No, this, I realize, is at the core of what's getting to me:

"Onto the landscape of Manhattan, a new and lethal status symbol has alighted—and it’s causing the J.A.P.’s and WASP’s of the Upper East Side to quiver with envy....Yes, I’m talking about THE THIRD CHILD.... That critical third child—quite possibly the status symbol of this decade—will get you more Park Avenue cred than a fleet of Bentleys."


If Doonan is right, I’m glad to see that the blue-state elite, with its notorious ultra-low fertility rate, might be waking up to the fact that it’s gradually losing the demographic war to red-staters and their tendencies to have large families. Instead of wondering "what’s the matter" with the red-staters, the blue-staters are getting off their duffs and fighting back. That’s healthy.

That's sick.

Not the having of third children -- heavens no. Being firmly and perhaps even insanely pro-choice*, I am all for folks having precisely as many kids as they do or don't want. Have one. I did. Have two. Have three. Have eleven, if your heart desires, though I must admit I will gape in astonishment as I pass you in Wal-Mart and wonder what in Sam Hill you coulda been thinking -- but hey. It's your life, I will say, and shrug, and keep going.

So it's not the having of the third baby, even in NYC, I find appalling here.

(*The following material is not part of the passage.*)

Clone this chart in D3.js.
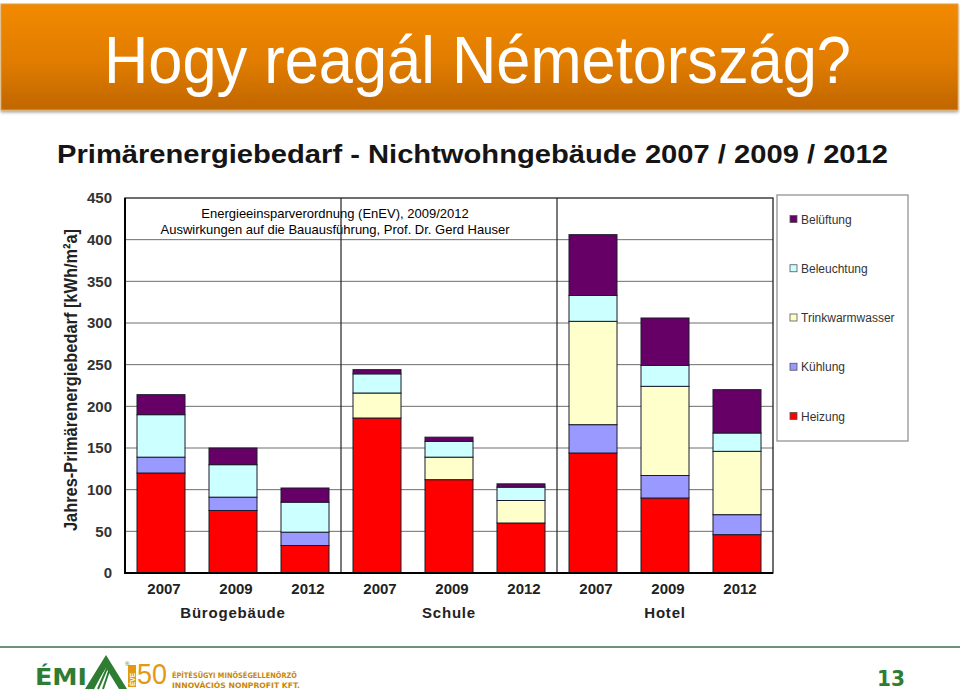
<!DOCTYPE html>
<html>
<head>
<meta charset="utf-8">
<script src="https://cdn.jsdelivr.net/npm/d3@7"></script>
<style>
  html, body { margin: 0; padding: 0; background: #fff; }
  svg { display: block; }
</style>
</head>
<body>
<svg id="chart" width="960" height="692"></svg>
<script>
// ---------------- DATA ----------------
const groups = ["Bürogebäude", "Schule", "Hotel"];
const years = ["2007", "2009", "2012"];
const seriesNames = ["Heizung", "Kühlung", "Trinkwarmwasser", "Beleuchtung", "Belüftung"];
const heizung         = [120, 75, 33, 186, 112, 60, 144, 90, 46];
const kuehlung        = [19, 16, 16, 0, 0, 0, 34, 27, 24];
const trinkwarmwasser = [0, 0, 0, 30, 27, 27, 124, 107, 76];
const beleuchtung     = [51, 39, 36, 23, 19, 16, 31, 25, 22];
const belueftung      = [24, 20, 17, 5, 5, 4, 73, 57, 52];
const yTicks = [0, 50, 100, 150, 200, 250, 300, 350, 400, 450];
const seriesColors = ["#ff0000", "#9999ff", "#ffffcc", "#ccffff", "#660066"];

const pageTitle = "Hogy reagál Németország?";
const chartTitle = "Primärenergiebedarf - Nichtwohngebäude 2007 / 2009 / 2012";
const yLabel = "Jahres-Primärenergiebedarf [kWh/m²a]";
const sourceLines = ["Energieeinsparverordnung (EnEV), 2009/2012",
                     "Auswirkungen auf die Bauausführung, Prof. Dr. Gerd Hauser"];

// ---------------- BUILD TABLE ----------------
const valuesBySeries = [heizung, kuehlung, trinkwarmwasser, beleuchtung, belueftung];
const rows = [];
groups.forEach((g, gi) => years.forEach((yr, yi) => {
  const i = gi * years.length + yi;
  const r = { key: g + "|" + yr, group: g, year: yr };
  seriesNames.forEach((s, si) => r[s] = valuesBySeries[si][i]);
  rows.push(r);
}));

const svg = d3.select("#chart");
const defs = svg.append("defs");

// ---------------- HEADER BANNER ----------------
const grad = defs.append("linearGradient").attr("id", "bannerGrad")
  .attr("x1", 0).attr("y1", 0).attr("x2", 0).attr("y2", 1);
grad.append("stop").attr("offset", "0%").attr("stop-color", "#f28a00");
grad.append("stop").attr("offset", "55%").attr("stop-color", "#e07c00");
grad.append("stop").attr("offset", "100%").attr("stop-color", "#c06600");
const shadow = defs.append("filter").attr("id", "shadow").attr("x", "-5%").attr("y", "-5%").attr("width", "110%").attr("height", "120%");
shadow.append("feDropShadow").attr("dx", 0).attr("dy", 2).attr("stdDeviation", 1.5).attr("flood-color", "#000").attr("flood-opacity", 0.35);

svg.append("rect").attr("x", 1).attr("y", 4).attr("width", 957).attr("height", 106)
  .attr("fill", "url(#bannerGrad)").attr("stroke", "#d9a050").attr("stroke-width", 1)
  .attr("filter", "url(#shadow)");
svg.append("text").attr("x", 104).attr("y", 83)
  .attr("font-family", "'Liberation Sans Narrow', 'Liberation Sans', Arial, sans-serif")
  .attr("font-size", 67).attr("fill", "#ffffff")
  .attr("textLength", 747).attr("lengthAdjust", "spacingAndGlyphs")
  .text(pageTitle);

// ---------------- CHART TITLE ----------------
svg.append("text").attr("x", 57).attr("y", 163)
  .attr("font-family", "'Liberation Sans', Arial, sans-serif").attr("font-weight", "bold")
  .attr("font-size", 25).attr("fill", "#151515")
  .attr("textLength", 831).attr("lengthAdjust", "spacingAndGlyphs")
  .text(chartTitle);

// ---------------- SCALES ----------------
const plotL = 125, plotR = 773, plotT = 198, plotB = 573;
const x = d3.scaleBand().domain(rows.map(d => d.key)).range([plotL, plotR])
  .paddingInner(1 / 3).paddingOuter(1 / 6);
const y = d3.scaleLinear().domain([0, 450]).range([plotB, plotT]);

const g = svg.append("g");

// gridlines
g.append("g").selectAll("line").data(yTicks.filter(t => t > 0 && t < 450)).join("line")
  .attr("x1", plotL).attr("x2", plotR)
  .attr("y1", d => y(d)).attr("y2", d => y(d))
  .attr("stroke", "#6e6e6e").attr("stroke-width", 1);

// source text
const src = g.append("g").attr("font-family", "'Liberation Sans', Arial, sans-serif")
  .attr("font-size", 13).attr("fill", "#000").attr("text-anchor", "middle");
sourceLines.forEach((t, i) => src.append("text").attr("x", 335).attr("y", 218 + i * 16).text(t));

// group separators
const sepX = [1, 2].map(k => (x(rows[k * 3 - 1].key) + x.bandwidth() + x(rows[k * 3].key)) / 2);
g.append("g").selectAll("line").data(sepX).join("line")
  .attr("x1", d => d).attr("x2", d => d).attr("y1", plotT).attr("y2", plotB)
  .attr("stroke", "#222").attr("stroke-width", 1.2);

// frame
g.append("rect").attr("x", plotL).attr("y", plotT).attr("width", plotR - plotL).attr("height", plotB - plotT)
  .attr("fill", "none").attr("stroke", "#222").attr("stroke-width", 1.3);

// stacked bars
const stack = d3.stack().keys(seriesNames)(rows);
const layers = g.append("g").selectAll("g").data(stack).join("g")
  .attr("fill", (d, i) => seriesColors[i]);
layers.selectAll("rect").data(d => d.filter(s => s[1] - s[0] > 0)).join("rect")
  .attr("x", d => x(d.data.key))
  .attr("width", x.bandwidth())
  .attr("y", d => y(d[1]))
  .attr("height", d => y(d[0]) - y(d[1]))
  .attr("stroke", "#1a1a2a").attr("stroke-width", 1);

// axis lines (thicker left / bottom)
g.append("line").attr("x1", plotL).attr("x2", plotL).attr("y1", plotT).attr("y2", plotB)
  .attr("stroke", "#000").attr("stroke-width", 2);
g.append("line").attr("x1", plotL - 1).attr("x2", plotR).attr("y1", plotB).attr("y2", plotB)
  .attr("stroke", "#000").attr("stroke-width", 2);

// y axis tick labels
const yAxis = d3.axisLeft(y).tickValues(yTicks).tickSize(0).tickPadding(13);
const ya = svg.append("g").attr("transform", `translate(${plotL},0)`).call(yAxis);
ya.select(".domain").remove();
ya.selectAll("text").attr("font-family", "'Liberation Sans', Arial, sans-serif")
  .attr("font-weight", "bold").attr("font-size", 15).attr("fill", "#333");

// x axis tick labels (years)
const xAxis = d3.axisBottom(x).tickSize(0).tickPadding(0).tickFormat(k => k.split("|")[1]);
const xa = svg.append("g").attr("transform", `translate(0,${plotB})`).call(xAxis);
xa.select(".domain").remove();
xa.selectAll("text").attr("dy", null).attr("y", 21).attr("dx", 3)
  .attr("font-family", "'Liberation Sans', Arial, sans-serif")
  .attr("font-weight", "bold").attr("font-size", 15).attr("fill", "#222");

// group labels
svg.append("g").selectAll("text").data(groups).join("text")
  .attr("x", (d, i) => x(rows[i * 3 + 1].key) + x.bandwidth() / 2)
  .attr("y", 618).attr("text-anchor", "middle")
  .attr("font-family", "'Liberation Sans', Arial, sans-serif")
  .attr("font-weight", "bold").attr("font-size", 15).attr("fill", "#222")
  .attr("letter-spacing", 0.8)
  .text(d => d);

// y label
svg.append("text")
  .attr("transform", `translate(77,${380}) rotate(-90)`)
  .attr("text-anchor", "middle")
  .attr("font-family", "'Liberation Sans Narrow', 'Liberation Sans', Arial, sans-serif")
  .attr("font-weight", "bold").attr("font-size", 19).attr("fill", "#222")
  .attr("textLength", 302).attr("lengthAdjust", "spacingAndGlyphs")
  .text(yLabel);

// ---------------- LEGEND ----------------
const legend = svg.append("g");
legend.append("rect").attr("x", 777).attr("y", 195).attr("width", 131).attr("height", 246)
  .attr("fill", "#fff").attr("stroke", "#8a8a8a").attr("stroke-width", 1.2);
const legOrder = seriesNames.map((s, i) => ({ name: s, color: seriesColors[i] })).reverse();
const legY = d3.scalePoint().domain(legOrder.map(d => d.name)).range([219, 416]);
const li = legend.selectAll("g.item").data(legOrder).join("g").attr("class", "item")
  .attr("transform", d => `translate(790,${legY(d.name)})`);
li.append("rect").attr("x", 0).attr("y", -3.5).attr("width", 7).attr("height", 7)
  .attr("fill", d => d.color).attr("stroke", "#555").attr("stroke-width", 0.8);
li.append("text").attr("x", 11).attr("y", 4.5)
  .attr("font-family", "'Liberation Sans', Arial, sans-serif").attr("font-size", 12)
  .attr("fill", "#333").text(d => d.name);

// ---------------- FOOTER ----------------
svg.append("line").attr("x1", 0).attr("x2", 960).attr("y1", 647).attr("y2", 647)
  .attr("stroke", "#3f6b4c").attr("stroke-width", 1.5);
svg.append("text").attr("x", 35).attr("y", 685)
  .attr("font-family", "'DejaVu Sans', sans-serif").attr("font-weight", "bold")
  .attr("font-size", 23).attr("fill", "#2f7d32")
  .attr("textLength", 52).attr("lengthAdjust", "spacingAndGlyphs").text("ÉMI");
// roof icon
const roof = svg.append("g");
roof.append("path").attr("d", "M85,689 L106,655 L127,689 L119,689 L106,668 L93,689 Z").attr("fill", "#2f7d32");
[0, 1, 2, 3].forEach(k => {
  roof.append("line").attr("x1", 88 + k * 5).attr("y1", 689).attr("x2", 104 + k * 2).attr("y2", 662 + k * 2)
    .attr("stroke", "#2f7d32").attr("stroke-width", 2);
});
svg.append("text").attr("x", 125).attr("y", 666).attr("font-size", 6).attr("fill", "#2f7d32")
  .attr("font-family", "'Liberation Sans', Arial, sans-serif").text("®");
svg.append("rect").attr("x", 128).attr("y", 665).attr("width", 8).attr("height", 22).attr("fill", "#e39a12");
svg.append("text").attr("transform", "translate(134.5,686) rotate(-90)").attr("font-size", 6.5)
  .attr("font-family", "'Liberation Sans', Arial, sans-serif").attr("font-weight", "bold")
  .attr("fill", "#fff").text("ÉVE");
svg.append("text").attr("x", 137).attr("y", 684)
  .attr("font-family", "'Liberation Sans Narrow', 'Liberation Sans', sans-serif")
  .attr("font-size", 30).attr("fill", "#e39a12")
  .attr("textLength", 30).attr("lengthAdjust", "spacingAndGlyphs").text("50");
const ft = svg.append("g").attr("font-family", "'DejaVu Sans', sans-serif").attr("font-weight", "bold")
  .attr("font-size", 7.5).attr("fill", "#c8870a");
ft.append("text").attr("x", 172).attr("y", 678).attr("textLength", 125).attr("lengthAdjust", "spacingAndGlyphs")
  .text("ÉPÍTÉSÜGYI MINŐSÉGELLENŐRZŐ");
ft.append("text").attr("x", 172).attr("y", 688).attr("textLength", 128).attr("lengthAdjust", "spacingAndGlyphs")
  .text("INNOVÁCIÓS NONPROFIT KFT.");
svg.append("text").attr("x", 877).attr("y", 686)
  .attr("font-family", "'DejaVu Sans', sans-serif").attr("font-weight", "bold")
  .attr("font-size", 22).attr("fill", "#2f7d32")
  .attr("textLength", 28).attr("lengthAdjust", "spacingAndGlyphs").text("13");
</script>
</body>
</html>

It's the IWF getting all chirpy over this third child as some sort of political gambit -- on either side -- thinking, as Brooksie was thinking, as Scott Card was thinking -- that people should have, or do have, or ought to have, children to score political points.

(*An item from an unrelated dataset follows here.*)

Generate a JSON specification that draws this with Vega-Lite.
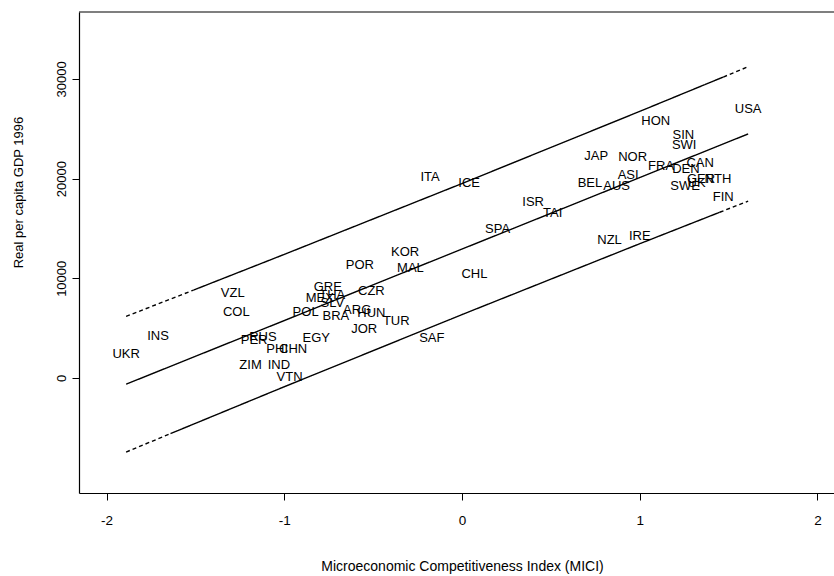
{
  "$schema": "https://vega.github.io/schema/vega-lite/v6.json",
  "width": 755,
  "height": 481,
  "autosize": "none",
  "padding": {"left": 79, "top": 12, "right": 0, "bottom": 83},
  "background": "white",
  "config": {
    "view": {"stroke": null},
    "axis": {
      "labelFont": "Liberation Sans",
      "labelFontSize": 13.5,
      "labelColor": "black",
      "titleFont": "Liberation Sans",
      "titleFontSize": 14,
      "titleFontWeight": "normal",
      "titleColor": "black",
      "domainColor": "black",
      "domainWidth": 1.2,
      "tickColor": "black",
      "tickSize": 7,
      "grid": false
    }
  },
  "datasets": {
    "countries": [
      {"code": "USA", "mici": 1.61, "gdp": 27000},
      {"code": "HON", "mici": 1.09, "gdp": 25800},
      {"code": "SIN", "mici": 1.245, "gdp": 24400},
      {"code": "SWI", "mici": 1.25, "gdp": 23400},
      {"code": "JAP", "mici": 0.755, "gdp": 22300},
      {"code": "NOR", "mici": 0.96, "gdp": 22200},
      {"code": "FRA", "mici": 1.12, "gdp": 21300},
      {"code": "CAN", "mici": 1.34, "gdp": 21600},
      {"code": "DEN", "mici": 1.26, "gdp": 21000},
      {"code": "ASI", "mici": 0.935, "gdp": 20400},
      {"code": "BEL", "mici": 0.72, "gdp": 19600},
      {"code": "AUS", "mici": 0.87, "gdp": 19300},
      {"code": "SWE", "mici": 1.255, "gdp": 19300},
      {"code": "UK", "mici": 1.32, "gdp": 19600},
      {"code": "GER", "mici": 1.345, "gdp": 20000},
      {"code": "NTH", "mici": 1.44, "gdp": 20000},
      {"code": "FIN", "mici": 1.47, "gdp": 18100},
      {"code": "IRE", "mici": 1.0, "gdp": 14200},
      {"code": "NZL", "mici": 0.83, "gdp": 13800},
      {"code": "ISR", "mici": 0.4, "gdp": 17600},
      {"code": "TAI", "mici": 0.51, "gdp": 16500},
      {"code": "ITA", "mici": -0.18, "gdp": 20200},
      {"code": "ICE", "mici": 0.04, "gdp": 19600},
      {"code": "SPA", "mici": 0.2, "gdp": 14900},
      {"code": "KOR", "mici": -0.32, "gdp": 12600},
      {"code": "MAL", "mici": -0.29, "gdp": 11000},
      {"code": "POR", "mici": -0.575, "gdp": 11300},
      {"code": "CHL", "mici": 0.07, "gdp": 10400},
      {"code": "GRE", "mici": -0.755, "gdp": 9100},
      {"code": "MEX", "mici": -0.8, "gdp": 8000},
      {"code": "THA", "mici": -0.73, "gdp": 8300},
      {"code": "SLV", "mici": -0.73, "gdp": 7500},
      {"code": "POL", "mici": -0.88, "gdp": 6600},
      {"code": "BRA", "mici": -0.71, "gdp": 6200},
      {"code": "ARG", "mici": -0.59, "gdp": 6800},
      {"code": "HUN", "mici": -0.51, "gdp": 6500},
      {"code": "CZR", "mici": -0.51, "gdp": 8700},
      {"code": "TUR", "mici": -0.37, "gdp": 5700},
      {"code": "JOR", "mici": -0.55, "gdp": 4900},
      {"code": "SAF", "mici": -0.17, "gdp": 4000},
      {"code": "EGY", "mici": -0.82, "gdp": 4000},
      {"code": "VZL", "mici": -1.29, "gdp": 8500},
      {"code": "COL", "mici": -1.27, "gdp": 6600},
      {"code": "INS", "mici": -1.71, "gdp": 4200},
      {"code": "UKR", "mici": -1.89, "gdp": 2400},
      {"code": "PER", "mici": -1.17, "gdp": 3800},
      {"code": "RUS", "mici": -1.12, "gdp": 4100},
      {"code": "ZIM", "mici": -1.19, "gdp": 1300},
      {"code": "IND", "mici": -1.03, "gdp": 1300},
      {"code": "PHI", "mici": -1.04, "gdp": 2900},
      {"code": "CHN", "mici": -0.95, "gdp": 2900},
      {"code": "VTN", "mici": -0.97, "gdp": 100}
    ],
    "lines": [
      {"seg": "upper-left", "style": "dashed", "mici": -1.89, "gdp": 6181},
      {"seg": "upper-left", "style": "dashed", "mici": -1.51, "gdp": 8821},
      {"seg": "upper-mid", "style": "solid", "mici": -1.51, "gdp": 8821},
      {"seg": "upper-mid", "style": "solid", "mici": -1.0, "gdp": 12395},
      {"seg": "upper-mid", "style": "solid", "mici": 0.0, "gdp": 19500},
      {"seg": "upper-mid", "style": "solid", "mici": 1.0, "gdp": 26735},
      {"seg": "upper-mid", "style": "solid", "mici": 1.47, "gdp": 30180},
      {"seg": "upper-right", "style": "dashed", "mici": 1.47, "gdp": 30180},
      {"seg": "upper-right", "style": "dashed", "mici": 1.61, "gdp": 31212},
      {"seg": "fit", "style": "solid", "mici": -1.89, "gdp": -621},
      {"seg": "fit", "style": "solid", "mici": 1.61, "gdp": 24474},
      {"seg": "lower-left", "style": "dashed", "mici": -1.89, "gdp": -7423},
      {"seg": "lower-left", "style": "dashed", "mici": -1.64, "gdp": -5574},
      {"seg": "lower-mid", "style": "solid", "mici": -1.64, "gdp": -5574},
      {"seg": "lower-mid", "style": "solid", "mici": -1.0, "gdp": -875},
      {"seg": "lower-mid", "style": "solid", "mici": 0.0, "gdp": 6360},
      {"seg": "lower-mid", "style": "solid", "mici": 1.0, "gdp": 13465},
      {"seg": "lower-mid", "style": "solid", "mici": 1.45, "gdp": 16620},
      {"seg": "lower-right", "style": "dashed", "mici": 1.45, "gdp": 16620},
      {"seg": "lower-right", "style": "dashed", "mici": 1.61, "gdp": 17736}
    ]
  },
  "layer": [
    {
      "data": {"name": "lines"},
      "mark": {"type": "line", "color": "black", "strokeWidth": 1.4},
      "encoding": {
        "x": {
          "field": "mici", "type": "quantitative",
          "scale": {"domain": [-2.155, 2.093], "nice": false, "zero": false},
          "axis": {
            "values": [-2, -1, 0, 1, 2],
            "labelExpr": "'' + datum.value",
            "labelPadding": 13,
            "title": "Microeconomic Competitiveness Index (MICI)",
            "titleX": 383, "titleY": 73,
            "titleAlign": "center", "titleBaseline": "middle"
          }
        },
        "y": {
          "field": "gdp", "type": "quantitative",
          "scale": {"domain": [-11530, 36700], "nice": false, "zero": false},
          "axis": {
            "values": [0, 10000, 20000, 30000],
            "labelExpr": "'' + datum.value",
            "labelAngle": -90,
            "labelAlign": "center",
            "labelBaseline": "bottom",
            "labelPadding": 4,
            "labelFontSize": 13,
            "title": "Real per capita GDP 1996",
            "titleX": -61, "titleY": 180,
            "titleAngle": -90,
            "titleAlign": "center", "titleBaseline": "middle",
            "titleFontSize": 13
          }
        },
        "detail": {"field": "seg"},
        "order": {"field": "mici"},
        "strokeDash": {
          "field": "style", "type": "nominal",
          "scale": {"domain": ["solid", "dashed"], "range": [[1, 0], [4, 3]]},
          "legend": null
        }
      }
    },
    {
      "data": {"name": "countries"},
      "mark": {"type": "text", "font": "Liberation Sans", "fontSize": 13, "color": "black", "align": "center", "baseline": "middle"},
      "encoding": {
        "x": {"field": "mici", "type": "quantitative"},
        "y": {"field": "gdp", "type": "quantitative"},
        "text": {"field": "code"}
      }
    },
    {
      "data": {"values": [{"top": 36700}]},
      "mark": {"type": "rule", "color": "black", "strokeWidth": 1.2},
      "encoding": {"y": {"field": "top", "type": "quantitative"}}
    }
  ]
}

This works my humanist nerves.

Children aren't ways of keeping score. They aren't ways to show up your enemy.

Really not.

They're human beings. If people aren't perpared to think of the humans they are bringing into the world as humans, with their own wills and rights, and not as tools to further some political or religious or cultural agenda of their parents (or some mythic creators), well, I'm thinking those people should maybe raise poodles instead.

Or, hey, write blogs.

I'm just saying.

*An example: The kid is seven now, but I've been teaching her that her body is her body since day one. All the standard ways. No one gets to kiss her, not even me or mr. delagar, unless she wants a kiss; she gets to wear the clothes she wants to wear; when she asks me whether she can get a tattoo when she grows up, I give her the little liberal parent lecture ("Well, the Torah says this about tattoos, but we interpret it this way, so it's probably okay in a religious sense, on the other hand people will think blar blar blar, but it's up to you because as you know it's your body and you can do as you like with your own body." and all the while you must picture mr. delagar who so does not want his child getting a tattoo or a belly button ring or a tongue stud EVER sitting there with his eyes squinched like this saying in his head o please can't we just tell her NO?).

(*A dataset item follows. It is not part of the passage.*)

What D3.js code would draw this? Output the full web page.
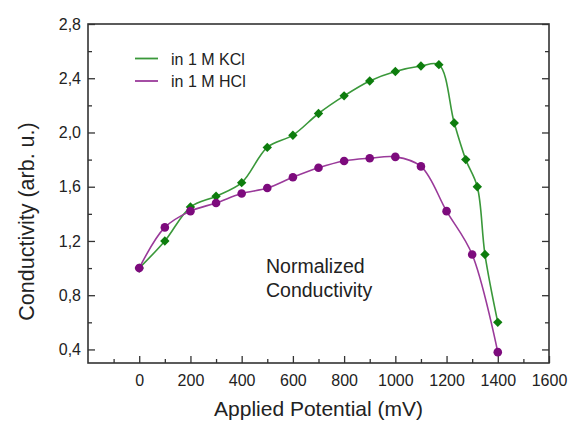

Anyway. A few weeks ago I came into the front room and she's sitting in the white chair and there's a pile of hair on the floor next to her -- her hair -- and she's snipping her new scissors dreamily. "AAAARGH!" I howled. "WHAT DID YOU DO?"

"Well, Mama," she said, very calm and cozy and certain of herself. "It's my body."

Which of course it is.

So I had to let it go.

"Interesting haircut," I said, only slightly strangled, and went on into the kitchen.


Anonymous said...

Children shouldn't be a way of keeping score, no. But when they're grandchildren -- wow, that's a whole 'nother breed of politics. My aunt, for example, is sure she must be superior to my mother, because Auntie has (at last count) 16 grandchildren (including three "steps") courtesy of her three kids, while my mother, also with three kids, has a mere five. I wonder if that's a new trend too: Whoever dies with the most grandkids, wins.

delagar said...

Hah! You've got me.

The kid's grandmother had to add in granddogs, and she still always loses, cause all her friends' kids have four and five kids each and look at us, man. We just didn't come through.

Neither did my brothers, though, so it ain't just me.